### MATERIAL SUPPLIED ###
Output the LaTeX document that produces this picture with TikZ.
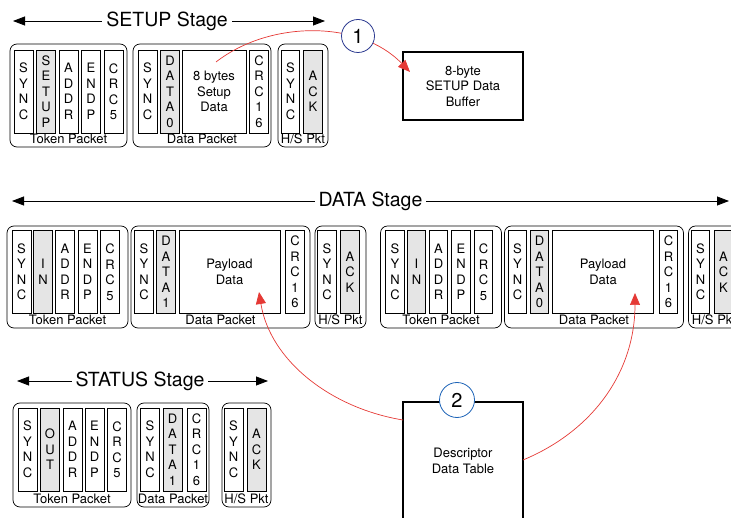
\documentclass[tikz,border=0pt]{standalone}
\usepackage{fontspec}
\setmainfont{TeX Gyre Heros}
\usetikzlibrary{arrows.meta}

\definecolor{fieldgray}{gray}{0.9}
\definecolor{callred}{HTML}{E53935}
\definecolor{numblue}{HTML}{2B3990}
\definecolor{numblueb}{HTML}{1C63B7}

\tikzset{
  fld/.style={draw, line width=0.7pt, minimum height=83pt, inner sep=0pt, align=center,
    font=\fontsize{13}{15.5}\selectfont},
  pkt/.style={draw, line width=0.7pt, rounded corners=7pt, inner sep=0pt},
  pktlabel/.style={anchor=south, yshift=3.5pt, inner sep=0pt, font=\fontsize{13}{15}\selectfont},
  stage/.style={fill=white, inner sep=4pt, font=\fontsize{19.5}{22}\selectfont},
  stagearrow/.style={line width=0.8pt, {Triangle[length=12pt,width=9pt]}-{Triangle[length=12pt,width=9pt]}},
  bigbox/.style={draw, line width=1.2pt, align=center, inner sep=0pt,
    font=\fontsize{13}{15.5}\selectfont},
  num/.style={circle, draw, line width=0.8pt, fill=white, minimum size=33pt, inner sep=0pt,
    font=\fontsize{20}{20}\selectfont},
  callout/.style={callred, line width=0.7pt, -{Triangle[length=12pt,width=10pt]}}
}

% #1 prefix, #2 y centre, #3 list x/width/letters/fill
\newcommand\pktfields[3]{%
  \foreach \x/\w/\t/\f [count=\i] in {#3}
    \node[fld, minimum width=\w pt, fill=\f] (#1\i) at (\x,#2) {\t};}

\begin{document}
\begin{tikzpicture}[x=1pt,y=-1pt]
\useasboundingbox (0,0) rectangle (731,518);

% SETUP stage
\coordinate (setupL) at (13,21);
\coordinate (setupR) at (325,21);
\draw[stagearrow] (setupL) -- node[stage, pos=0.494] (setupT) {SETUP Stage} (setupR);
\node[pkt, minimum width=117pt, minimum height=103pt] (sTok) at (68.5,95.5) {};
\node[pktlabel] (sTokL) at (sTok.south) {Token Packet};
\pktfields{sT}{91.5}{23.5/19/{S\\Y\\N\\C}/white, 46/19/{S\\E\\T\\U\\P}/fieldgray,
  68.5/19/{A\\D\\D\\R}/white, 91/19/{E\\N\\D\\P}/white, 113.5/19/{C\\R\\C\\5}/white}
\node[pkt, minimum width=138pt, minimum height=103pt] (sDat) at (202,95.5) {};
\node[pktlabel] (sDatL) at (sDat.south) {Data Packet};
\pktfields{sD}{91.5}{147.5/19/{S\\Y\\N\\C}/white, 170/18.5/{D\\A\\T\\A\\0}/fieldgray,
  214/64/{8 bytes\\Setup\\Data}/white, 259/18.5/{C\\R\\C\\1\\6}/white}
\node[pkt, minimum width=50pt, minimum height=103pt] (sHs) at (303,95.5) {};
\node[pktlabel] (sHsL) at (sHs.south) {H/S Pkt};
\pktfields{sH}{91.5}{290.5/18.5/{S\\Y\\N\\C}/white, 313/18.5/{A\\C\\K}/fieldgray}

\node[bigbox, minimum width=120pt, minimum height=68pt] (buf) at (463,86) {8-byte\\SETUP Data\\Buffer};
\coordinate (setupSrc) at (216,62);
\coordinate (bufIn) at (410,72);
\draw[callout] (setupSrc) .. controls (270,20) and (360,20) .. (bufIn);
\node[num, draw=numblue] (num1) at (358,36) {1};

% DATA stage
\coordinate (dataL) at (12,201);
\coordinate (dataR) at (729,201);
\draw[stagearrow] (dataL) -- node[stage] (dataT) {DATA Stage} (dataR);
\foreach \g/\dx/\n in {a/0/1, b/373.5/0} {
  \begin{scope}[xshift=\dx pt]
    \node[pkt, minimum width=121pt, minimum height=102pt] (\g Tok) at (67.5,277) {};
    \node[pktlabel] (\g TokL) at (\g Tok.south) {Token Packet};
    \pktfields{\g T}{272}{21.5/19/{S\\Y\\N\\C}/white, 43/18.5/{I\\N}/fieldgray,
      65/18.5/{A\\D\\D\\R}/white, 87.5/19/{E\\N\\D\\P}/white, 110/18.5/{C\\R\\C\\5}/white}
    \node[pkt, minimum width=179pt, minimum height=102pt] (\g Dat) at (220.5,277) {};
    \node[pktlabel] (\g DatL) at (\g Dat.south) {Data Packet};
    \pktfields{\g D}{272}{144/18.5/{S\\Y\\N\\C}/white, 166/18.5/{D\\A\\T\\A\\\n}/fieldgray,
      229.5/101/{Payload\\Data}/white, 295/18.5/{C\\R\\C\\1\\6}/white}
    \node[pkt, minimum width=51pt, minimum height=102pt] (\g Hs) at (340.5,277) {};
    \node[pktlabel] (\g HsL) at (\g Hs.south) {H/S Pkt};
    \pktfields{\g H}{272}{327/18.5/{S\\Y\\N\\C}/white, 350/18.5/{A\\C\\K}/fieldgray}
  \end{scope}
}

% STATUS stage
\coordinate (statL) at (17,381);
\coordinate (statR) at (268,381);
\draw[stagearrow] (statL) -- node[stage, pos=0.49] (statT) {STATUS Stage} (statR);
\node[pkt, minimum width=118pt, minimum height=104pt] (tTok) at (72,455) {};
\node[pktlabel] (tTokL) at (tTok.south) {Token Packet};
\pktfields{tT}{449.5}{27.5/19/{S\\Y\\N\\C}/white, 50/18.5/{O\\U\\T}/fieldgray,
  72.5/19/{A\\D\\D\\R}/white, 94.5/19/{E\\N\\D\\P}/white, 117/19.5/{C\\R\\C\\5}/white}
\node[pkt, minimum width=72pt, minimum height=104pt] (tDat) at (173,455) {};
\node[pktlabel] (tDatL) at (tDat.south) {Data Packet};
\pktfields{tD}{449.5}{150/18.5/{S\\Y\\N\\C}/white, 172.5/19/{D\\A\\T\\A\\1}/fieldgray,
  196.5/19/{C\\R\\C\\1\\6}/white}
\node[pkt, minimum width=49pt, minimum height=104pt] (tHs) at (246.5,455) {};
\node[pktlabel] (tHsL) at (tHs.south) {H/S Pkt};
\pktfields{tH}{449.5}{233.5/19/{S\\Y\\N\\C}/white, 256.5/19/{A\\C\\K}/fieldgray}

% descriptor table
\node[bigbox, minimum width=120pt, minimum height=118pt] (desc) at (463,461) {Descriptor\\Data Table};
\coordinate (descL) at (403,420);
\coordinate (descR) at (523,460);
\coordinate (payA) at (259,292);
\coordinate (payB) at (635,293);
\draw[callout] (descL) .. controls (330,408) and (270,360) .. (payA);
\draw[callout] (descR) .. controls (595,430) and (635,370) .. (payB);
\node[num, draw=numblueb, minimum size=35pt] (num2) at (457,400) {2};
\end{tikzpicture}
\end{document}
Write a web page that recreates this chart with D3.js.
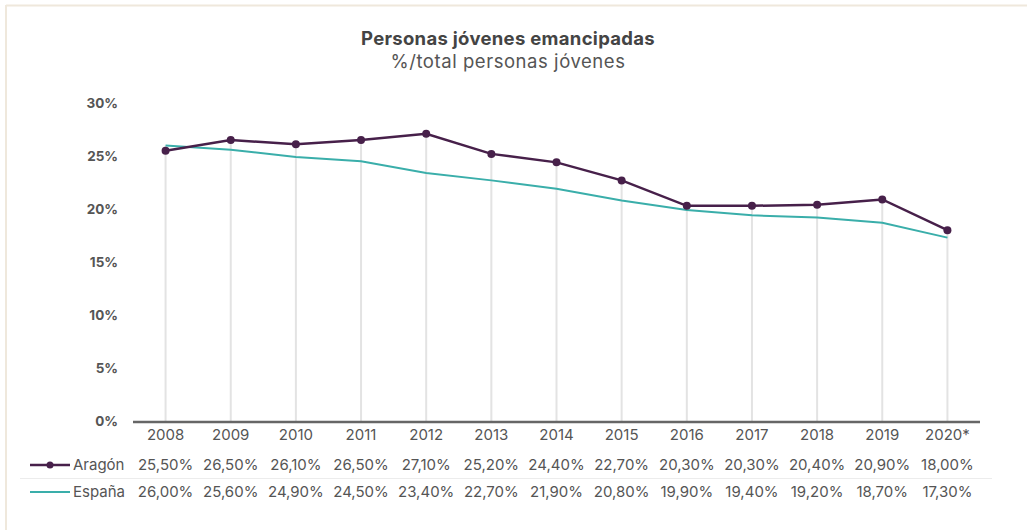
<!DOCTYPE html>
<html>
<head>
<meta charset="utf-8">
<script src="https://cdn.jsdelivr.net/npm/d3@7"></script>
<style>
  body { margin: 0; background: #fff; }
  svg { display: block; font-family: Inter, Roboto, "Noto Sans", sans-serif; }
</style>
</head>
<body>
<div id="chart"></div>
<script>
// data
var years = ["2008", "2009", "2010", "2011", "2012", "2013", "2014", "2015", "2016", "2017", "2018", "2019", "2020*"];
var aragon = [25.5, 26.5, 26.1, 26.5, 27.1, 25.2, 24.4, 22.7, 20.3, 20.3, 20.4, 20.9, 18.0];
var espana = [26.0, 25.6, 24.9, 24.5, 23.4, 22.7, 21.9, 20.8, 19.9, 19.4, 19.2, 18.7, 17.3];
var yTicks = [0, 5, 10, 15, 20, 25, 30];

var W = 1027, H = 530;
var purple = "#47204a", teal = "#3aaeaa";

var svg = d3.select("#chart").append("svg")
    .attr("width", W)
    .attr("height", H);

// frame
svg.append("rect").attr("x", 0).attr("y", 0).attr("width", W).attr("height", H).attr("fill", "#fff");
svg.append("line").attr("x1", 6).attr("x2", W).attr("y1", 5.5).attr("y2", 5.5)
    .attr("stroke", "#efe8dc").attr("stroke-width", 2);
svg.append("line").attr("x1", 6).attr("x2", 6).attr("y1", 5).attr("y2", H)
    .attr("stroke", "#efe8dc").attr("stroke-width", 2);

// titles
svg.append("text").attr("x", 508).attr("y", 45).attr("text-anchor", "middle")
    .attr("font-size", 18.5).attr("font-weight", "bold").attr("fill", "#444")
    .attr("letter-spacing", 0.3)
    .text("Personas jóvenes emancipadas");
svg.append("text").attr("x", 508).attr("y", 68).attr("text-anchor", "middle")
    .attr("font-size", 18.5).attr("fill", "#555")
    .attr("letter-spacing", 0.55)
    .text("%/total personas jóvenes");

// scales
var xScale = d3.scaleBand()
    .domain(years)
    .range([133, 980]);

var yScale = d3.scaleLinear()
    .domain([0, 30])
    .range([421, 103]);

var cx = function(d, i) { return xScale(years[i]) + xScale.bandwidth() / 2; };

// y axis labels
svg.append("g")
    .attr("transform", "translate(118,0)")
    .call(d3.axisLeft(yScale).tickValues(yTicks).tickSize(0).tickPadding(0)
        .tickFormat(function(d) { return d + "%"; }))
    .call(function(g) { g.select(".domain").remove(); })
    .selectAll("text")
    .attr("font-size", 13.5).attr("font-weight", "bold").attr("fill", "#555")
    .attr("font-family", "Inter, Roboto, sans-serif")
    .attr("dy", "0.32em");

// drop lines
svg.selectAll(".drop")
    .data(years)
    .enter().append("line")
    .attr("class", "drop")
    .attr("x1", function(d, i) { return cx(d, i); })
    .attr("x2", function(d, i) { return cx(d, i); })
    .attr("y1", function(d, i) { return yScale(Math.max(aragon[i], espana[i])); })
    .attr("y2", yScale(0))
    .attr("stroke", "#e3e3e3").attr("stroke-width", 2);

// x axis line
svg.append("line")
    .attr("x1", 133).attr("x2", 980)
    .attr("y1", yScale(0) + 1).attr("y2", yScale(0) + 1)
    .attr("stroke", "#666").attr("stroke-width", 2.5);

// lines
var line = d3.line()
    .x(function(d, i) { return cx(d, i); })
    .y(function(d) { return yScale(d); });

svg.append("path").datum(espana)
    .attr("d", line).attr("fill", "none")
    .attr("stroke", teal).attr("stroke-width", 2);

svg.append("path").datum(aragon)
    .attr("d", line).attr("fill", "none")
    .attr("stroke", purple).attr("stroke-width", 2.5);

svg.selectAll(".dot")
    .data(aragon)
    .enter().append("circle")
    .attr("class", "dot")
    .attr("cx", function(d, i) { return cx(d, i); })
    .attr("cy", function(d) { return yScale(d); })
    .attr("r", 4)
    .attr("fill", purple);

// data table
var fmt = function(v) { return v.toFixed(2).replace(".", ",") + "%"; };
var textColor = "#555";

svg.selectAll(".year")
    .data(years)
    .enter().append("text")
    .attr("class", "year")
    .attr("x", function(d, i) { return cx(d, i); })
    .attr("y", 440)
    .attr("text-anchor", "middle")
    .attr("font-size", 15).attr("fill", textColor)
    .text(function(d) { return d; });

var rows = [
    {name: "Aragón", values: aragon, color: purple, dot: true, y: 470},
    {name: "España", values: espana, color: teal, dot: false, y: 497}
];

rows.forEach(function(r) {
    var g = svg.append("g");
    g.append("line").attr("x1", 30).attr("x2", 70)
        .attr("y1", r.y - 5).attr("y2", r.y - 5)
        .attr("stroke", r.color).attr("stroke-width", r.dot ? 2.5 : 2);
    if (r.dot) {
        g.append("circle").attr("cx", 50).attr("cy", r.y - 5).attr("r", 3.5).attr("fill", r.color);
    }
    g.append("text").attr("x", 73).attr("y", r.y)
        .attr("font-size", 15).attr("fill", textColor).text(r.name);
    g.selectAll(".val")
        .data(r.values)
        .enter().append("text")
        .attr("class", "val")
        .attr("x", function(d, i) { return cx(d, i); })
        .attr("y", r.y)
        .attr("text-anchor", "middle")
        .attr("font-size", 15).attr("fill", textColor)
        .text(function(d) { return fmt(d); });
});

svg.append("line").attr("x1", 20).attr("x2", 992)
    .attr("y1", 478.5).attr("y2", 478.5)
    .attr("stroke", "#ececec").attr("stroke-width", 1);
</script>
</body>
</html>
###
=== AIM OF THE TASK ===
Retype the records above word for word, from their first line through the line containing "(0,0) rectangle (731,518);", and leave out every picture.

=== RESPONSE TO THE EXERCISE ===
Output the LaTeX document that produces this picture with TikZ.
\documentclass[tikz,border=0pt]{standalone}
\usepackage{fontspec}
\setmainfont{TeX Gyre Heros}
\usetikzlibrary{arrows.meta}

\definecolor{fieldgray}{gray}{0.9}
\definecolor{callred}{HTML}{E53935}
\definecolor{numblue}{HTML}{2B3990}
\definecolor{numblueb}{HTML}{1C63B7}

\tikzset{
  fld/.style={draw, line width=0.7pt, minimum height=83pt, inner sep=0pt, align=center,
    font=\fontsize{13}{15.5}\selectfont},
  pkt/.style={draw, line width=0.7pt, rounded corners=7pt, inner sep=0pt},
  pktlabel/.style={anchor=south, yshift=3.5pt, inner sep=0pt, font=\fontsize{13}{15}\selectfont},
  stage/.style={fill=white, inner sep=4pt, font=\fontsize{19.5}{22}\selectfont},
  stagearrow/.style={line width=0.8pt, {Triangle[length=12pt,width=9pt]}-{Triangle[length=12pt,width=9pt]}},
  bigbox/.style={draw, line width=1.2pt, align=center, inner sep=0pt,
    font=\fontsize{13}{15.5}\selectfont},
  num/.style={circle, draw, line width=0.8pt, fill=white, minimum size=33pt, inner sep=0pt,
    font=\fontsize{20}{20}\selectfont},
  callout/.style={callred, line width=0.7pt, -{Triangle[length=12pt,width=10pt]}}
}

% #1 prefix, #2 y centre, #3 list x/width/letters/fill
\newcommand\pktfields[3]{%
  \foreach \x/\w/\t/\f [count=\i] in {#3}
    \node[fld, minimum width=\w pt, fill=\f] (#1\i) at (\x,#2) {\t};}

\begin{document}
\begin{tikzpicture}[x=1pt,y=-1pt]
\useasboundingbox (0,0) rectangle (731,518);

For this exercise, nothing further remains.